Malay was a reporter, columnist, teacher, street parliamentarian and grandfather of children who stayed under his wing and that of his wife, Paula Carolina, while their parents—the Malays’ daughter Bobbie and partner, Satur Ocampo—were underground.

Armando J. Malay’s journalistic career spanned more than six decades, making him a witness and a participant of turbulent but defining moments of our history, from just before the outbreak of World War II until post-Edsa (he passed away in 2003).

What makes Malay effective in his role of “remembrancer” was his lifelong passion for “exactitude,” according to the UP obituary, “Dean Armando Malay writes 30.”

His biographers, Marites N. Sison and Yvonne T. Chua, wrote in their preface that Malay’s notes helped them write “A Guardian of Memory”. From November 1974, when he began a planned autobiography, “mostly in longhand,” until 1990, when age and failing sight silenced the pounding of his typewriter, Malay compiled a manuscript that encompassed 52 volumes.

History is often held hostage by historians.
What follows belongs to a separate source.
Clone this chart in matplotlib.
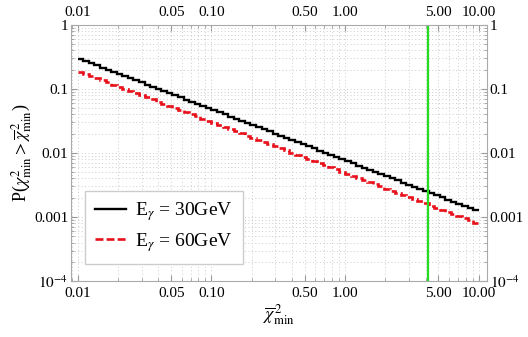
import numpy as np
import matplotlib
matplotlib.use('Agg')
import matplotlib.pyplot as plt
from matplotlib.ticker import FixedLocator, FixedFormatter, LogLocator, NullFormatter

plt.rcParams['font.family'] = ['Liberation Serif', 'DejaVu Serif']
plt.rcParams['mathtext.fontset'] = 'stix'

# bin edges of the step curves (24 bins per decade, 0.01 .. 10)
edges = np.logspace(-2, 1, 73)

# P(chi2_min > chi2bar_min)
p_30gev = [0.2931, 0.2715, 0.2515, 0.2330, 0.2158, 0.1999, 0.1851, 0.1715,
           0.1589, 0.1472, 0.1363, 0.1263, 0.1170, 0.1083, 0.1003, 0.09296,
           0.08610, 0.07976, 0.07387, 0.06843, 0.06339, 0.05871, 0.05439, 0.05038,
           0.04667, 0.04323, 0.04004, 0.03710, 0.03436, 0.03183, 0.02947, 0.02731,
           0.02530, 0.02344, 0.02170, 0.02011, 0.01863, 0.01724, 0.01597, 0.01480,
           0.01371, 0.01270, 0.01176, 0.01090, 0.01009, 0.009348, 0.008660, 0.008021,
           0.007431, 0.006883, 0.006375, 0.005907, 0.005471, 0.005068, 0.004692, 0.004348,
           0.004028, 0.003732, 0.003455, 0.003202, 0.002966, 0.002745, 0.002543, 0.002356,
           0.002183, 0.002022, 0.001872, 0.001735, 0.001607, 0.001488, 0.001379, 0.001277]

p_60gev = [0.1854, 0.1717, 0.1591, 0.1474, 0.1366, 0.1265, 0.1172, 0.1086,
           0.1006, 0.09322, 0.08637, 0.08002, 0.07413, 0.06868, 0.06363, 0.05895,
           0.05462, 0.05061, 0.04688, 0.04344, 0.04025, 0.03729, 0.03455, 0.03201,
           0.02966, 0.02747, 0.02545, 0.02358, 0.02185, 0.02024, 0.01875, 0.01737,
           0.01609, 0.01491, 0.01382, 0.01280, 0.01186, 0.01099, 0.01018, 0.009430,
           0.008737, 0.008096, 0.007499, 0.006949, 0.006438, 0.005965, 0.005527, 0.005120,
           0.004744, 0.004394, 0.004071, 0.003772, 0.003495, 0.003238, 0.002999, 0.002779,
           0.002574, 0.002385, 0.002211, 0.002048, 0.001897, 0.001758, 0.001628, 0.001508,
           0.001398, 0.001295, 0.001200, 0.001112, 0.001030, 0.000954, 0.000884, 0.000819]

cut_value = 4.15

x_ticks = [0.01, 0.05, 0.10, 0.50, 1.00, 5.00, 10.00]
x_labels = ['0.01', '0.05', '0.10', '0.50', '1.00', '5.00', '10.00']
y_ticks = [1e-4, 1e-3, 1e-2, 1e-1, 1]
y_labels = [r'$10^{-4}$', '0.001', '0.01', '0.1', '1']

fig = plt.figure(figsize=(5.28, 3.37), dpi=100)
ax = fig.add_axes([0.1345, 0.166, 0.7875, 0.76])

ax.stairs(p_30gev, edges, baseline=None, color='black', lw=1.7,
          label=r'E$_\gamma$ = 30GeV')
ax.stairs(p_60gev, edges, baseline=None, color='#e8101a', lw=1.9,
          linestyle=(0, (3, 1.2)), label=r'E$_\gamma$ = 60GeV')
ax.axvline(cut_value, color='#22dd22', lw=1.6)

ax.set_xscale('log')
ax.set_yscale('log')
ax.set_xlim(0.0089, 11.5)
ax.set_ylim(1e-4, 1)

ax.xaxis.set_major_locator(FixedLocator(x_ticks))
ax.xaxis.set_major_formatter(FixedFormatter(x_labels))
ax.xaxis.set_minor_locator(LogLocator(base=10, subs=np.arange(1, 10)))
ax.xaxis.set_minor_formatter(NullFormatter())
ax.yaxis.set_major_locator(FixedLocator(y_ticks))
ax.yaxis.set_major_formatter(FixedFormatter(y_labels))
ax.yaxis.set_minor_locator(LogLocator(base=10, subs=np.arange(2, 10)))
ax.yaxis.set_minor_formatter(NullFormatter())

ax.tick_params(which='both', direction='in', top=True, right=True,
               labeltop=True, labelright=True, color='#999999')
ax.tick_params(which='major', length=4, labelsize=11, pad=2)
ax.tick_params(axis='x', which='major', pad=4)
ax.tick_params(which='minor', length=2)
for sp in ax.spines.values():
    sp.set_color('#aaaaaa')

ax.grid(which='both', color='#cccccc', linestyle=(0, (1, 2.5)), lw=0.7)
ax.set_axisbelow(True)

ax.set_xlabel(r'$\overline{\chi}^{\,2}_{\rm min}$', fontsize=13, labelpad=2)
ax.set_ylabel(r'P($\chi^2_{\rm min} > \overline{\chi}^{\,2}_{\rm min}$)', fontsize=13, labelpad=0)

leg = ax.legend(loc='lower left', fontsize=14, handlelength=1.6, handletextpad=0.5,
                borderpad=0.5, labelspacing=0.4, fancybox=False, framealpha=1,
                bbox_to_anchor=(0.01, 0.03))
leg.get_frame().set_edgecolor('#cccccc')

fig.savefig('out.png', dpi=100)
Yet, in Sison and Chua’s book, Malay is faithful to the Muse of Exactitude because he did not just remember, he wrote it down. As a result, he rescued remembrance from romanticism and deconstruction: the concrete and the specific anchor the sweeping panorama of history. The notes of Malay spare no one, not even the man making those notes.

In the Foreword of “A Guardian of Memory,” Juan L. Mercado applied to Malay a word used by poet, columnist and judge Simeon Dumdum in “Speak, Memory”. “In ancient times, a remembrancer collected debts,” wrote Mercado. “But the remembrancer also reminded people of what they preferred to forget.”

“A Guardian of Memory” came just as I was beginning to mistrust the act of remembering.